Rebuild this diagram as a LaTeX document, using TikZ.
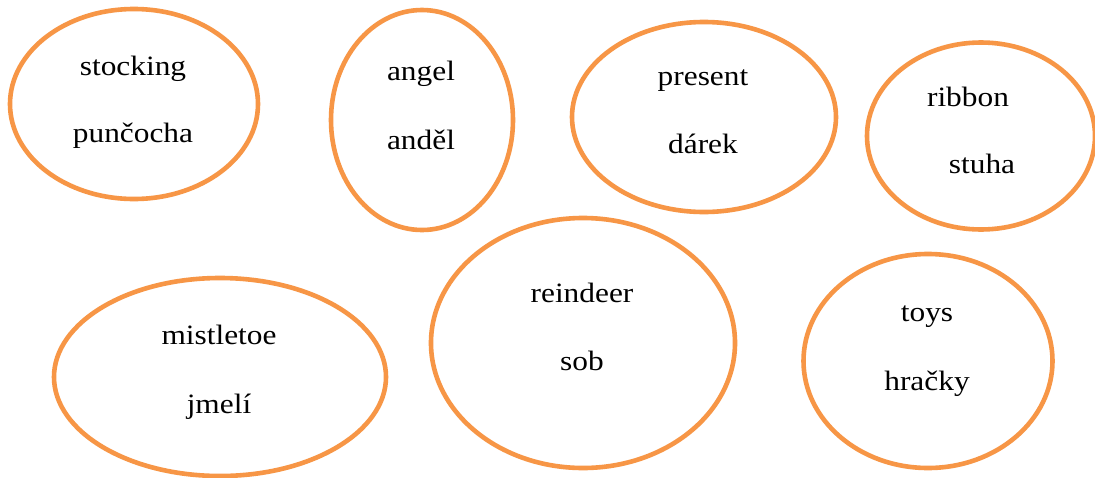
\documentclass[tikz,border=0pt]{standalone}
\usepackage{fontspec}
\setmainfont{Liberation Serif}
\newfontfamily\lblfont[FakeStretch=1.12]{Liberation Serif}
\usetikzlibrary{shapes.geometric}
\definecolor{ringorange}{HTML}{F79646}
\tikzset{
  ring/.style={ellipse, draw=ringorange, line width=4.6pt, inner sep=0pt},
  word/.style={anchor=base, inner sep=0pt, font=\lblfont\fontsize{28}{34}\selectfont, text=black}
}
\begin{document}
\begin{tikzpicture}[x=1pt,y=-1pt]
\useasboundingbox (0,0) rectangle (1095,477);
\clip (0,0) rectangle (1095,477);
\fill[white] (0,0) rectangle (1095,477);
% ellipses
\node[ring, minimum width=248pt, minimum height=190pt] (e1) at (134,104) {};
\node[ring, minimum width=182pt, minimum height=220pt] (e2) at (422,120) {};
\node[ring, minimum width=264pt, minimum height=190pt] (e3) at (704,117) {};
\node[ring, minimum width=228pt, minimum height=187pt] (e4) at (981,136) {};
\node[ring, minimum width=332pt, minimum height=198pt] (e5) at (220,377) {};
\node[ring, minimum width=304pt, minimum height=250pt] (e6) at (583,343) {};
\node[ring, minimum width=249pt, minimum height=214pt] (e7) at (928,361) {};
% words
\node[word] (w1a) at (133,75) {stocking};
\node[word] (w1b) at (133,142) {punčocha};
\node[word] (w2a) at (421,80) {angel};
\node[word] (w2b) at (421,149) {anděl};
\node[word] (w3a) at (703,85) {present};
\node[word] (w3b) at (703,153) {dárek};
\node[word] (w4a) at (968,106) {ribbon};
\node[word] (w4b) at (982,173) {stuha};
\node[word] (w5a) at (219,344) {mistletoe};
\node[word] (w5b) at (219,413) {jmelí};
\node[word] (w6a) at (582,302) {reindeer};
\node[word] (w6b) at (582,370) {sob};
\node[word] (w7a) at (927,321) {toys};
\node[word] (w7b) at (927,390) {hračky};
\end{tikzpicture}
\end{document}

◇ ◇ ◇ ◇ ◇ ◇ ◇

All of the data needs repeating exactly, but the pictures do not.

Rebuild this diagram as a LaTeX document, using TikZ.
\documentclass[tikz,border=0pt]{standalone}
\usepackage{fontspec}
\setmainfont{Liberation Serif}
\newfontfamily\lblfont[FakeStretch=1.12]{Liberation Serif}
\usetikzlibrary{shapes.geometric}
\definecolor{ringorange}{HTML}{F79646}
\tikzset{
  ring/.style={ellipse, draw=ringorange, line width=4.6pt, inner sep=0pt},
  word/.style={anchor=base, inner sep=0pt, font=\lblfont\fontsize{28}{34}\selectfont, text=black}
}
\begin{document}
\begin{tikzpicture}[x=1pt,y=-1pt]
\useasboundingbox (0,0) rectangle (1095,477);
\clip (0,0) rectangle (1095,477);
\fill[white] (0,0) rectangle (1095,477);
% ellipses
\node[ring, minimum width=248pt, minimum height=190pt] (e1) at (134,104) {};
\node[ring, minimum width=182pt, minimum height=220pt] (e2) at (422,120) {};
\node[ring, minimum width=264pt, minimum height=190pt] (e3) at (704,117) {};
\node[ring, minimum width=228pt, minimum height=187pt] (e4) at (981,136) {};
\node[ring, minimum width=332pt, minimum height=198pt] (e5) at (220,377) {};
\node[ring, minimum width=304pt, minimum height=250pt] (e6) at (583,343) {};
\node[ring, minimum width=249pt, minimum height=214pt] (e7) at (928,361) {};
% words
\node[word] (w1a) at (133,75) {stocking};
\node[word] (w1b) at (133,142) {punčocha};
\node[word] (w2a) at (421,80) {angel};
\node[word] (w2b) at (421,149) {anděl};
\node[word] (w3a) at (703,85) {present};
\node[word] (w3b) at (703,153) {dárek};
\node[word] (w4a) at (968,106) {ribbon};
\node[word] (w4b) at (982,173) {stuha};
\node[word] (w5a) at (219,344) {mistletoe};
\node[word] (w5b) at (219,413) {jmelí};
\node[word] (w6a) at (582,302) {reindeer};
\node[word] (w6b) at (582,370) {sob};
\node[word] (w7a) at (927,321) {toys};
\node[word] (w7b) at (927,390) {hračky};
\end{tikzpicture}
\end{document}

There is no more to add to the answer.